At their best, George Gershwin, Cole Porter, and Thelonious Monk are among those who can deliver this simple whammy. Italian soundtrack composer Ennio Morricone is another. A conservatoire-trained trumpeter, Morricone briefly pursued an orchestral career (in the early '50s) before discovering he had a talent for writing the sort of tunes that would make Verdi or Mozart weep with envy. Italian radio and TV welcomed Morricone with the enthusiasm of hookers greeting a new and prosperous client, and Rome's movie producers weren't far behind. In the '70s and '80s it seemed like most of the major films coming out of Italy had Morricone soundtracks—be they spaghetti westerns, pulp thrillers, or art house productions.

Before his jazz reputation was secure enough for him to abandon anonymous session work, Enrico Pieranunzi mined the silver screen too, playing on dozens of Morricone soundtrack sessions. He first returned to the material on his own terms in '01 with this album, a huge success in Italy and now released in the US for the first time. (The same trio recorded a second Morricone album in '02, and there are rumours that Cam Jazz may put both out in a box set in a year or so.)

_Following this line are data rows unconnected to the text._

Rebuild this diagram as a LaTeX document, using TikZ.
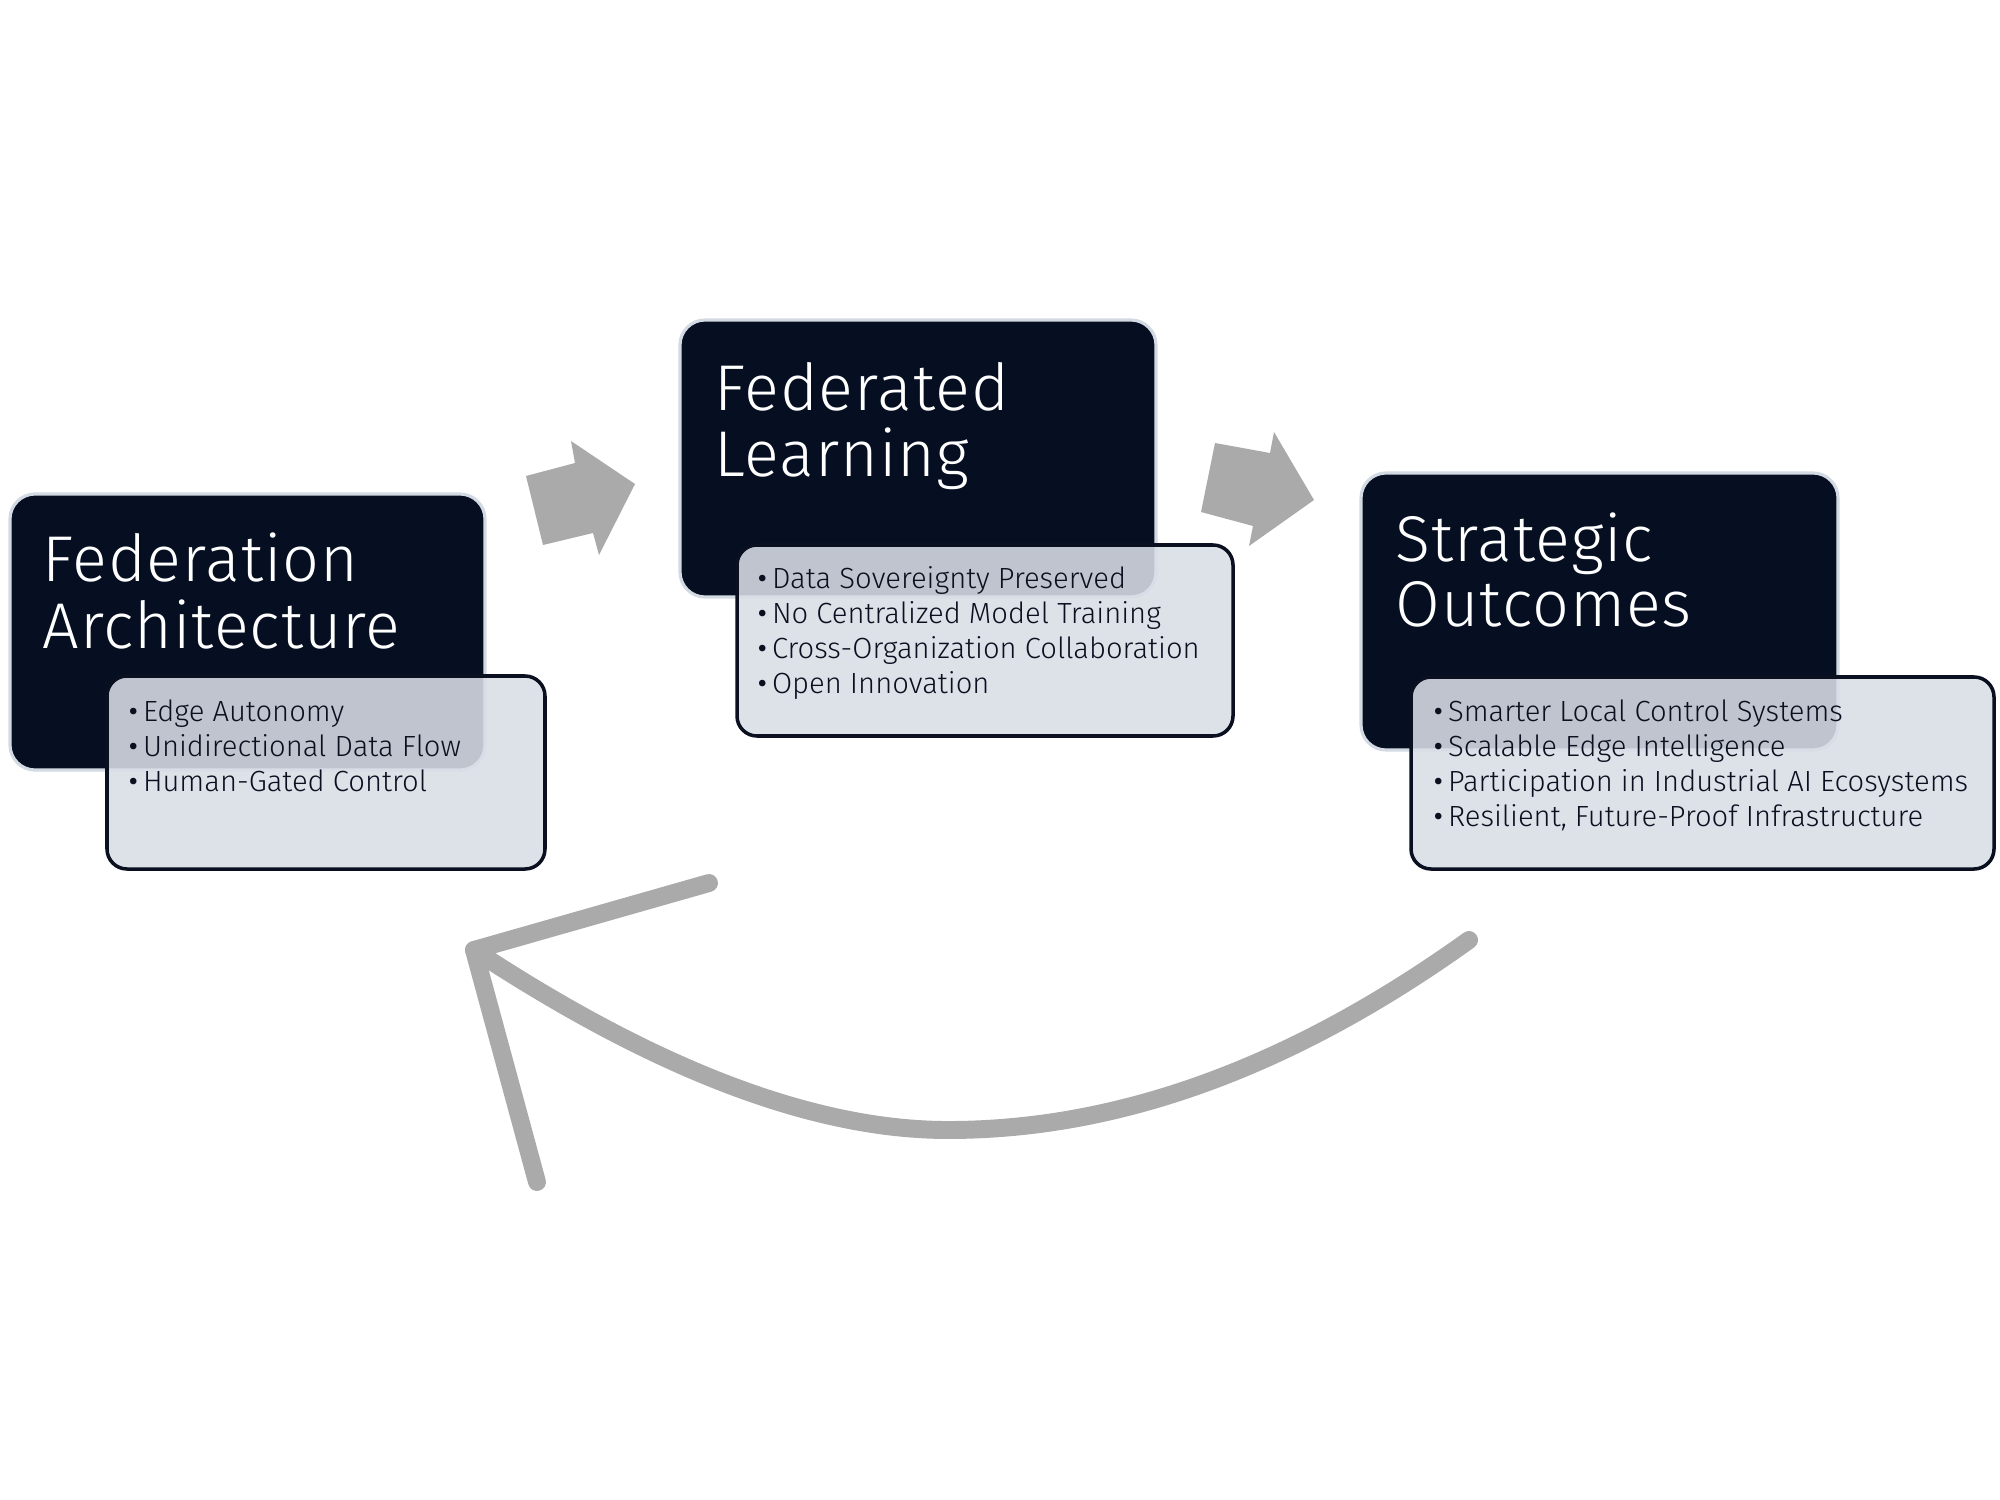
\documentclass[tikz,border=0pt]{standalone}
\usepackage{fontspec}
\setmainfont{Fira Sans}
\newfontfamily\titlefont[LetterSpace=1.5]{Fira Sans Light}
\newfontfamily\bulletfont{Fira Sans Light}
\newcommand{\bul}{{\rmfamily\textbullet}\,}
\definecolor{navy}{HTML}{050F21}
\definecolor{rim}{HTML}{D3DAE4}
\definecolor{pale}{HTML}{D9DEE7}
\definecolor{ink}{HTML}{0B1020}
\definecolor{arrowgray}{HTML}{AAAAAA}
\tikzset{
  darkbox/.style={fill=navy, draw=rim, line width=0.9pt, rounded corners=0.25cm},
  litebox/.style={fill=pale, fill opacity=0.88, draw=ink, line width=1pt, rounded corners=0.2cm},
  titletxt/.style={text=white, font=\titlefont\fontsize{18.4}{19}\selectfont, inner sep=0, anchor=base west},
  bullettxt/.style={text=ink, font=\bulletfont\fontsize{8.3}{10}\selectfont, inner sep=0, anchor=base west},
  blockarrow/.style={fill=arrowgray, draw=none},
  loopline/.style={draw=arrowgray, line width=5.1pt, line cap=round, line join=round}
}
\begin{document}
\begin{tikzpicture}[x=0.01cm,y=-0.01cm]
\useasboundingbox[fill=white] (0,0) rectangle (2000,1500);
% dark boxes
\path[darkbox] (10,494) rectangle (485,770);
\path[darkbox] (680,320) rectangle (1156,597);
\path[darkbox] (1361,473) rectangle (1838,750);
% light boxes
\path[litebox] (107,676) rectangle (545,869);
\path[litebox] (737,545) rectangle (1233,736);
\path[litebox] (1411,677) rectangle (1994,869);
% titles
\node[titletxt] (t1a) at (42,581) {Federation};
\node[titletxt] (t1b) at (42,648) {Architecture};
\node[titletxt] (t2a) at (714,410) {Federated};
\node[titletxt] (t2b) at (714,476) {Learning};
\node[titletxt] (t3a) at (1395,561) {Strategic};
\node[titletxt] (t3b) at (1395,626) {Outcomes};
% bullets
\node[bullettxt] (b1a) at (128,721) {\bul Edge Autonomy};
\node[bullettxt] (b1b) at (128,756) {\bul Unidirectional Data Flow};
\node[bullettxt] (b1c) at (128,791) {\bul Human-Gated Control};
\node[bullettxt] (b2a) at (757,588) {\bul Data Sovereignty Preserved};
\node[bullettxt] (b2b) at (757,623) {\bul No Centralized Model Training};
\node[bullettxt] (b2c) at (757,658) {\bul Cross-Organization Collaboration};
\node[bullettxt] (b2d) at (757,693) {\bul Open Innovation};
\node[bullettxt] (b3a) at (1433,721) {\bul Smarter Local Control Systems};
\node[bullettxt] (b3b) at (1433,756) {\bul Scalable Edge Intelligence};
\node[bullettxt] (b3c) at (1433,791) {\bul Participation in Industrial AI Ecosystems};
\node[bullettxt] (b3d) at (1433,826) {\bul Resilient, Future-Proof Infrastructure};
% block arrows
\path[blockarrow] (526,476) -- (575,463) -- (571,441) -- (635,484) -- (599,555) -- (593,533) -- (543,545) -- cycle;
\path[blockarrow] (1215,443) -- (1270,453) -- (1274,432) -- (1314,500) -- (1249,546) -- (1253,526) -- (1201,512) -- cycle;
% loop arrow
\coordinate (ls) at (1469,940);
\coordinate (lb) at (948,1130);
\coordinate (tip) at (474,950);
\coordinate (arm1) at (709,883);
\coordinate (arm2) at (537,1182);
\draw[loopline] (ls) .. controls (1292,1067) and (1119,1130) .. (lb)
  .. controls (813,1130) and (655,1069) .. (tip);
\draw[loopline] (arm1) -- (tip) -- (arm2);
\end{tikzpicture}
\end{document}
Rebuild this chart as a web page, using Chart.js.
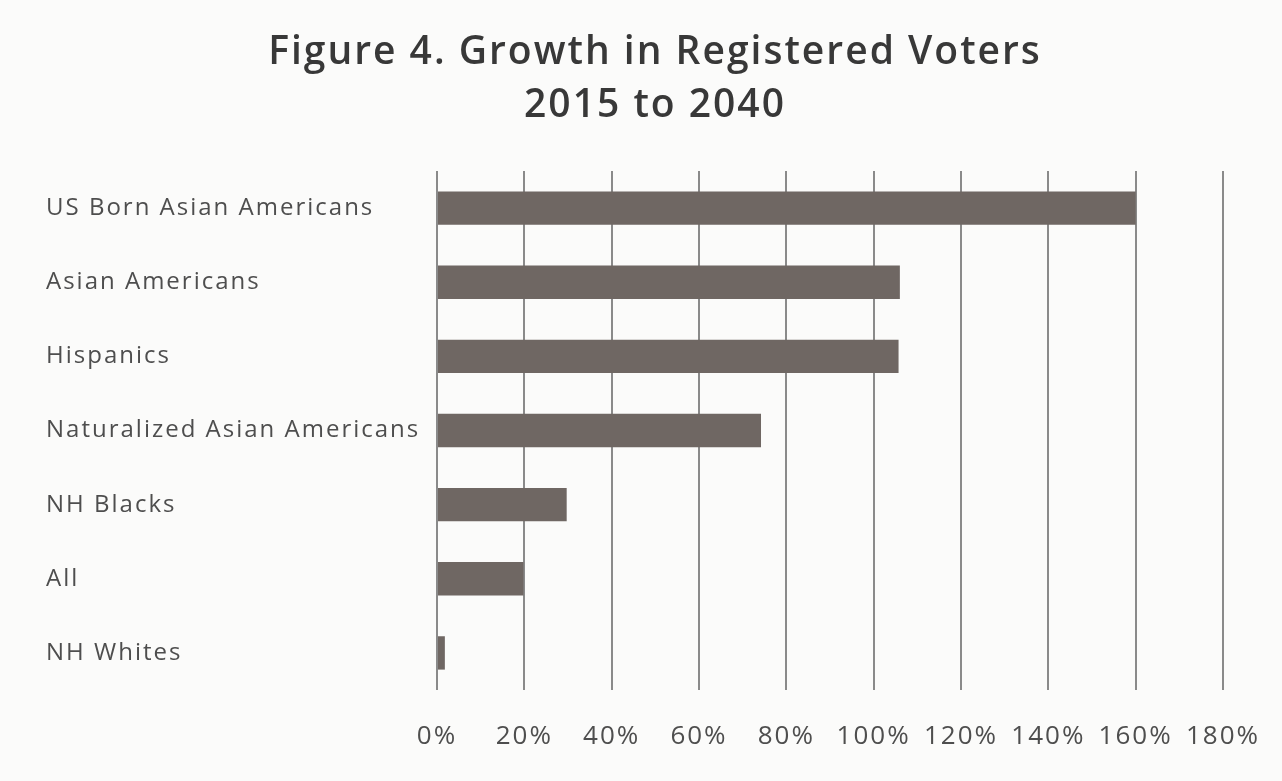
<!DOCTYPE html>
<html>
<head>
<meta charset="utf-8">
<script src="https://cdn.jsdelivr.net/npm/chart.js@4"></script>
<style>
  html, body { margin: 0; padding: 0; background: #fbfbfa; }
  #wrap { width: 1282px; height: 781px; }
</style>
</head>
<body>
<div id="wrap"><canvas id="growthChart" width="1282" height="781"></canvas></div>
<script>
// Categorias e valores (crescimento 2015-2040, em fração)
const groups = [
  "US Born Asian Americans",
  "Asian Americans",
  "Hispanics",
  "Naturalized Asian Americans",
  "NH Blacks",
  "All",
  "NH Whites"
];
const growth = [1.60, 1.06, 1.057, 0.742, 0.297, 0.198, 0.018];
const xTicks = [0, 0.2, 0.4, 0.6, 0.8, 1.0, 1.2, 1.4, 1.6, 1.8];

const textColor = "#4e4e4e";
const barColor = "#6f6763";

// o texto original é largo, então aumenta um pouco o espaçamento das letras
const spacing = {
  id: 'spacing',
  beforeLayout: chart => { chart.ctx.letterSpacing = '2px'; },
  beforeDraw: chart => { chart.ctx.letterSpacing = '2px'; }
};

const ctx = document.getElementById('growthChart').getContext('2d');

const growthChart = new Chart(ctx, {
  type: 'bar',
  data: {
    labels: groups,
    datasets: [{
      label: 'Growth',
      data: growth,
      backgroundColor: barColor,
      borderWidth: 0,
      categoryPercentage: 1,
      barPercentage: 0.45
    }]
  },
  plugins: [spacing],
  options: {
    indexAxis: 'y',
    responsive: false,
    animation: false,
    layout: { padding: { top: 26, left: 46, right: 18, bottom: 26 } },
    plugins: {
      legend: { display: false },
      tooltip: { enabled: false },
      title: {
        display: true,
        text: ['Figure 4. Growth in Registered Voters', '2015 to 2040'],
        color: '#383838',
        font: { family: 'Open Sans', size: 39, weight: '600', lineHeight: 1.36 },
        padding: { top: 0, bottom: 39 }
      }
    },
    scales: {
      x: {
        min: 0,
        max: 1.8,
        afterBuildTicks: scale => { scale.ticks = xTicks.map(v => ({ value: v })); },
        afterFit: scale => { scale.height = 65; scale.paddingRight = 59; },
        grid: { color: '#8a8a8a', lineWidth: 2, drawTicks: false },
        border: { display: false },
        ticks: {
          autoSkip: false,
          maxRotation: 0,
          color: textColor,
          padding: 31,
          font: { family: 'Open Sans', size: 26 },
          callback: v => Math.round(v * 100) + '%'
        }
      },
      y: {
        grid: { display: false },
        border: { display: false },
        afterFit: scale => { scale.width = 391; },
        ticks: {
          crossAlign: 'far',
          color: textColor,
          font: { family: 'Open Sans', size: 24 }
        }
      }
    }
  }
});
</script>
</body>
</html>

"Addio Fratello Crudele" opens the album with the sort of hushed, quasi-religious vibe that EST has adopted and given a chillier Scandinavian spin. After a simple statement of the theme on piano, Marc Johnson delivers a brief variation on the bass, before Pieranunzi returns with a longer exposition of the melody. Here, as throughout the album, Pieranunzi doesn't so much improvise as embellish, confident enough of his raw material's intrinsic value to know when to leave it be and let it speak, more or less, for itself. On the more sprightly, high-stepping "I Malamondo" which follows, Pieranunzi embellishes the changes instead of the top line, as do Johnson and—in an exciting exchange of fours with the piano—drummer Joey Baron.

And so Play Morricone continues, delightfully, for just over an hour. The only break from Morricone compositions comes with Pieranunzi's "Just Beyond The Horizon," a slow, wistful ballad not dissimilar in atmosphere to "Addio Fratello Crudele."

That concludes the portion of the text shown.